George Clooney Believed He Destroyed the Iconic DC Franchise for Good with Batman & Robin

George Clooney Believed He Destroyed the Iconic DC Franchise for Good with Batman & Robin
Image credit: Warner Bros.

George Clooney's acting career has been nothing short of phenomenal, but one of his movies was so terrible the actor thought it was the end of the entire Batman franchise.

For many decades, George Clooney has been a massive household name in the movie industry, and for a good reason: the actor did an insane number of incredibly popular TV shows and movies, and he's still going strong. Everyone knows that casting Clooney is almost a recipe for success.

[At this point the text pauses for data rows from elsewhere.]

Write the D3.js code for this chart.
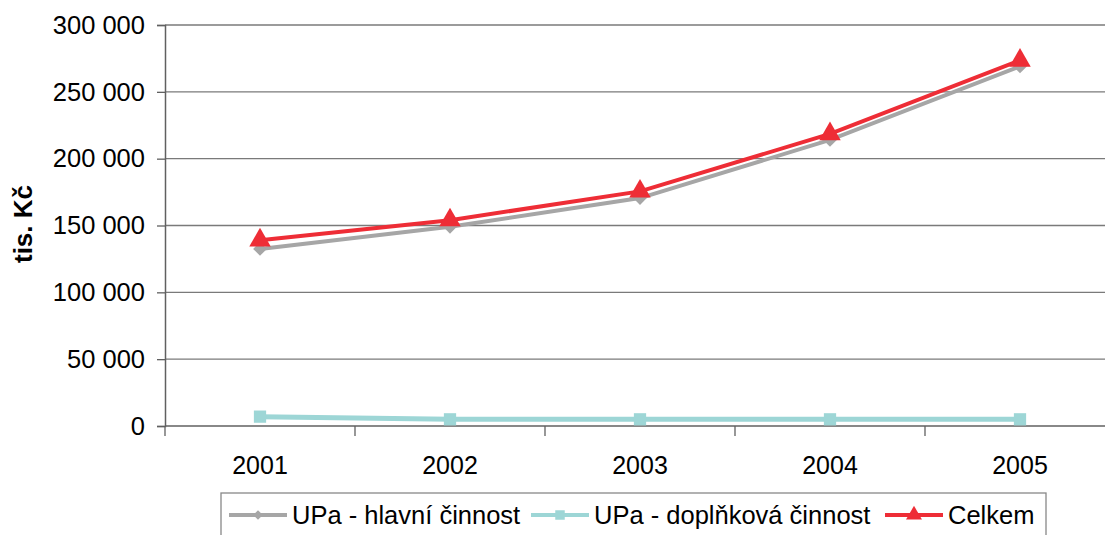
<!DOCTYPE html>
<meta charset="utf-8">
<style>
  body { margin: 0; background: #fff; }
  text { font-family: "Liberation Sans", Arial, sans-serif; fill: #000; }
</style>
<script src="https://d3js.org/d3.v7.min.js"></script>
<div id="chart"></div>
<script>
  // data
  var years = ["2001", "2002", "2003", "2004", "2005"]
  var hlavni = [132500, 149000, 170500, 214000, 269000]
  var doplnkova = [7000, 5000, 5000, 5000, 5000]
  var celkem = [139000, 154000, 175500, 218500, 273500]
  var yTicks = [0, 50000, 100000, 150000, 200000, 250000, 300000]
  var seriesNames = ["UPa - hlavní činnost", "UPa - doplňková činnost", "Celkem"]

  var width = 1105, height = 535
  var plotLeft = 165, plotRight = 1115, plotTop = 25, plotBottom = 426

  var svg = d3.select("#chart").append("svg")
    .attr("width", width)
    .attr("height", height)

  var x = d3.scaleBand().domain(years).range([plotLeft, plotRight]).padding(0)
  var y = d3.scaleLinear().domain([0, 300000]).range([plotBottom, plotTop])

  var fmt = function (d) { return d3.format(",")(d).replace(/,/g, " ") }

  // horizontal grid lines
  svg.append("g")
    .selectAll("line")
    .data(yTicks.filter(function (d) { return d > 0 }))
    .enter().append("line")
      .attr("x1", plotLeft).attr("x2", width)
      .attr("y1", function (d) { return y(d) }).attr("y2", function (d) { return y(d) })
      .attr("stroke", "#7a7a7a")
      .attr("stroke-width", 1.3)

  // y axis
  var yAxis = svg.append("g")
    .attr("transform", "translate(" + plotLeft + ",0)")
    .call(d3.axisLeft(y).tickValues(yTicks).tickFormat(fmt).tickSize(8).tickPadding(12))
  yAxis.select(".domain").attr("stroke", "#606060").attr("stroke-width", 1.5)
  yAxis.selectAll(".tick line").attr("stroke", "#606060").attr("stroke-width", 1.3)
  yAxis.selectAll("text")
    .style("font-size", "25.5px")
    .style("font-family", "'Liberation Sans', Arial, sans-serif")
    .attr("fill", "#000")

  // x axis line + ticks at category boundaries
  svg.append("line")
    .attr("x1", plotLeft).attr("x2", width)
    .attr("y1", plotBottom).attr("y2", plotBottom)
    .attr("stroke", "#606060").attr("stroke-width", 1.5)
  svg.append("g")
    .selectAll("line")
    .data(years.concat(["end"]))
    .enter().append("line")
      .attr("x1", function (d) { return d === "end" ? plotRight : x(d) })
      .attr("x2", function (d) { return d === "end" ? plotRight : x(d) })
      .attr("y1", plotBottom).attr("y2", plotBottom + 10)
      .attr("stroke", "#606060").attr("stroke-width", 1.3)

  svg.append("g")
    .selectAll("text")
    .data(years)
    .enter().append("text")
      .attr("x", function (d) { return x(d) + x.bandwidth() / 2 })
      .attr("y", 474)
      .attr("text-anchor", "middle")
      .style("font-size", "25px")
      .text(function (d) { return d })

  // axis title
  svg.append("text")
    .attr("transform", "translate(32,224) rotate(-90)")
    .attr("text-anchor", "middle")
    .style("font-size", "26px")
    .style("font-weight", "bold")
    .text("tis. Kč")

  var cx = function (i) { return x(years[i]) + x.bandwidth() / 2 }
  var line = d3.line()
    .x(function (d, i) { return cx(i) })
    .y(function (d) { return y(d) })

  var diamond = d3.symbol().type(d3.symbolDiamond2).size(120)
  var square = d3.symbol().type(d3.symbolSquare).size(150)
  var triangle = d3.symbol().type(d3.symbolTriangle).size(200)

  var series = [
    { values: hlavni, color: "#a6a6a6", width: 4, sym: diamond },
    { values: doplnkova, color: "#9dd6d6", width: 5, sym: square },
    { values: celkem, color: "#ee2d36", width: 4, sym: triangle }
  ]

  series.forEach(function (s) {
    svg.append("path")
      .datum(s.values)
      .attr("d", line)
      .attr("fill", "none")
      .attr("stroke", s.color)
      .attr("stroke-width", s.width)
    svg.append("g")
      .selectAll("path")
      .data(s.values)
      .enter().append("path")
        .attr("d", s.sym)
        .attr("transform", function (d, i) { return "translate(" + cx(i) + "," + y(d) + ")" })
        .attr("fill", s.color)
  })

  // legend
  var legend = svg.append("g")
  legend.append("rect")
    .attr("x", 221).attr("y", 493)
    .attr("width", 825).attr("height", 60)
    .attr("fill", "#fff")
    .attr("stroke", "#888")
    .attr("stroke-width", 1.3)

  var legendX = [229, 531, 885]
  var legendSyms = [
    d3.symbol().type(d3.symbolDiamond2).size(60),
    d3.symbol().type(d3.symbolSquare).size(90),
    d3.symbol().type(d3.symbolTriangle).size(110)
  ]
  seriesNames.forEach(function (name, i) {
    var g = legend.append("g").attr("transform", "translate(" + legendX[i] + ",515)")
    g.append("line")
      .attr("x1", 0).attr("x2", 58)
      .attr("stroke", series[i].color)
      .attr("stroke-width", 4)
    g.append("path")
      .attr("d", legendSyms[i])
      .attr("transform", "translate(29,0)")
      .attr("fill", series[i].color)
    g.append("text")
      .attr("x", 63)
      .attr("y", 9)
      .style("font-size", "25.5px")
      .text(name)
  })
</script>
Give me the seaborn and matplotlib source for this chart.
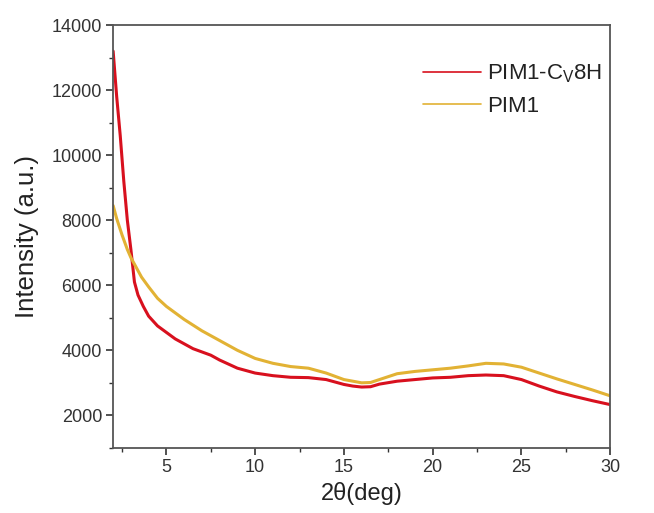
import numpy as np
import pandas as pd
import matplotlib
matplotlib.use("Agg")
import matplotlib.pyplot as plt
import seaborn as sns
from matplotlib.ticker import MultipleLocator

red_x = [2.0, 2.2, 2.4, 2.6, 2.8, 3.0, 3.2, 3.4, 3.7, 4.0, 4.5, 5.0, 5.5, 6.0, 6.5, 7.0, 7.5,
         8, 9, 10, 11, 12, 13, 14, 15, 15.5, 16, 16.5, 17, 18, 19, 20, 21, 22, 23, 24, 25,
         26, 27, 28, 29, 30]
red_y = [13200, 11800, 10600, 9200, 8000, 7100, 6100, 5700, 5350, 5050, 4750, 4550, 4350,
         4200, 4050, 3950, 3850, 3700, 3450, 3300, 3220, 3170, 3160, 3100, 2950, 2900, 2870,
         2880, 2960, 3050, 3100, 3150, 3170, 3220, 3240, 3220, 3100, 2900, 2720, 2580, 2450,
         2330]

yel_x = [2.0, 2.2, 2.5, 2.8, 3.0, 3.3, 3.6, 4.0, 4.5, 5.0, 5.5, 6.0, 7.0, 8.0, 9.0, 10, 11,
         12, 13, 14, 15, 16, 16.5, 17, 18, 19, 20, 21, 22, 23, 24, 25, 26, 27, 28, 29, 30]
yel_y = [8450, 8050, 7550, 7100, 6850, 6550, 6250, 5950, 5600, 5350, 5150, 4950, 4600, 4300,
         4000, 3750, 3600, 3500, 3450, 3300, 3100, 3000, 3010, 3100, 3280, 3350, 3400, 3450,
         3520, 3600, 3580, 3480, 3300, 3120, 2950, 2780, 2600]

labels = ["PIM1-C$_\\mathrm{V}$8H", "PIM1"]
colors = ["#d8101e", "#e2b234"]

df = pd.concat([
    pd.DataFrame({"x": red_x, "y": red_y, "sample": labels[0]}),
    pd.DataFrame({"x": yel_x, "y": yel_y, "sample": labels[1]}),
])

sns.set_style("ticks")
plt.rcParams["font.family"] = ["Liberation Sans", "DejaVu Sans"]
plt.rcParams["mathtext.fontset"] = "custom"
plt.rcParams["mathtext.rm"] = "Liberation Sans"

fig = plt.figure(figsize=(6.54, 5.13), dpi=100)
ax = fig.add_axes([0.173, 0.127, 0.760, 0.824])

sns.lineplot(data=df, x="x", y="y", hue="sample", palette=colors, ax=ax,
             linewidth=2.2, sort=True, estimator=None)

ax.set_xlim(2, 30)
ax.set_ylim(1000, 14000)
ax.xaxis.set_major_locator(MultipleLocator(5))
ax.xaxis.set_minor_locator(MultipleLocator(2.5))
ax.yaxis.set_minor_locator(MultipleLocator(1000))
ax.set_yticks([2000, 4000, 6000, 8000, 10000, 12000, 14000])
ax.tick_params(axis="both", which="major", direction="out", length=5, width=1.2,
               labelsize=13, colors="#333333", pad=3)
ax.tick_params(axis="both", which="minor", direction="out", length=3, width=1.0,
               colors="#333333")
ax.tick_params(labelcolor="#333333")
for s in ax.spines.values():
    s.set_color("#555555")
    s.set_linewidth(1.3)

ax.set_xlabel("2θ(deg)", fontsize=17, color="#222222", labelpad=4)
ax.set_ylabel("Intensity (a.u.)", fontsize=18.5, color="#222222", labelpad=9)

leg = ax.legend(frameon=False, loc="upper left", bbox_to_anchor=(0.605, 0.933),
                fontsize=16, handlelength=2.6, labelspacing=0.5, handletextpad=0.3,
                borderaxespad=0)
for t in leg.get_texts():
    t.set_color("#222222")
for h in leg.get_lines():
    h.set_linewidth(1.2)

fig.savefig("out.png", dpi=100)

While this statement is kind of true today as Clooney became more proficient, back in the day, the actor managed to make the most horrendous, lackluster, and hated Batman movie that has ever existed. His 1997's Batman & Robin was not just a bomb but an actual tragedy for DC as the film butchered one of the studio's primary franchises.

George Clooney himself knows exactly what an abomination he created back in the day, and he's still sorry for it. Apologies and jokes aside, for many years, the actor was thinking he'd singlehandedly killed the entire Batman franchise for good, and he couldn't stop blaming himself!

“I always apologize for Batman & Robin. Let me just say that I’d actually thought I’d destroyed the franchise until somebody else brought it back years later and changed it. I thought at the time that this was going to be a very good career move. Um, it wasn’t," Clooney shared on The Graham Norton Show.

His assumption was quite close to the truth: after the disaster that Batman & Robin turned out to be, no one dared to touch the ruined franchise for the next eight years despite it's general popularity.

Fortunately, in 2005, saving the actor's conscience came Christopher Nolan with his full relaunch of the franchise. His Batman Begins ignored the failure that Batman & Robin was and offered a new, way darker and grimmer take on the story...and this came as a huge relief for George Clooney who'd spent all those years since 1997 thinking he'd destroyed the Caped Crusader altogether.